На четвертый и последний день пребывания «Дианы» у острова Танны в ясную и теплую погоду Головнин распорядился просушить сигнальные флаги. Едва «Диана» подняла красивыми гирляндами разноцветные флаги между мачт и реев, как среди толпившихся на берегу и вокруг шлюпа дикарей начались нескончаемые крики: «Эвау! эвау!» Сам Гунама не утерпел и приехал к Головнину со старшим сыном, за ним и недоверчивые до того времени к русским дикари полезли на шлюп и загромоздили верхнюю палубу. Это было первое их посещение. Восторженное «эвау!» не сходило с уст.
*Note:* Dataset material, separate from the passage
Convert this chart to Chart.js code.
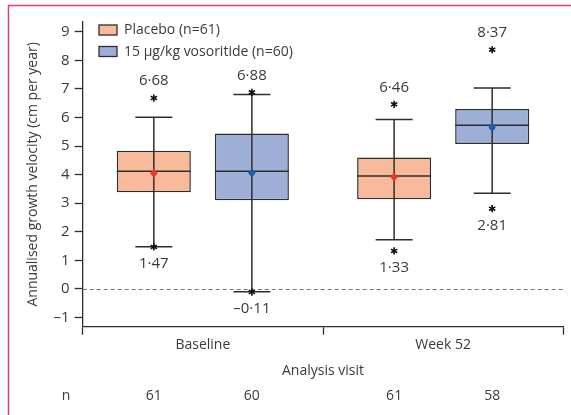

Гунама с особенным любопытством осматривал медные пушки и голосом подражал выстрелам, что убедило наших моряков в знакомстве островитян со времен Кука со смертоносным их действием, хотя Головнин и не видел ни одной вещи, оставленной на острове этим мореплавателем. Видимо, дикари припрятали их со всеми своими сокровищами из боязни, чтобы их не отняли. Более всего тешили дикарей зеркала. Видя себя в первый раз в натуральном виде, они не верили очевидности и заглядывали за зеркало удостовериться, не сидит ли позади подобный им человек. Головнин роздал в этот день много небольших зеркалец, и одаренные ими туземцы прыгали от восторга. Другой вызвавший особенное удивление предмет был судовой колокол, в который бьют склянки. Они звонили в него безумолку, перебивая друг друга, и тешились под его звуки. Никто не препятствовал этой невинной забаве. Желая еще более разнообразить пребывание своих гостей на шлюпе, заметив, что многие из них украшали свое темнокоричневое тело охрой и белилами, Головнин попробовал разрисовать одного из дикарей более яркими цветами; развел водяные краски и испестрил его красными, синими, желтыми и зелеными узорами. Едва дикарь вышел из каюты на палубу, громкое «эвау!» раздалось среди изумленных товарищей. Эффект был поразителен, на лицах простодушных детей природы выражались и восторг и зависть. Вся толпа осадила Головнина, изъявляя желание иметь подобное же украшение. Головнин призвал судовых маляров, приказал им вынести на палубу масляные краски, и все гости были размалеваны доморощенными корабельными живописцами, которые под конец утомились и поручали работу любому матросу, желавшему попытать свои силы в этом искусстве.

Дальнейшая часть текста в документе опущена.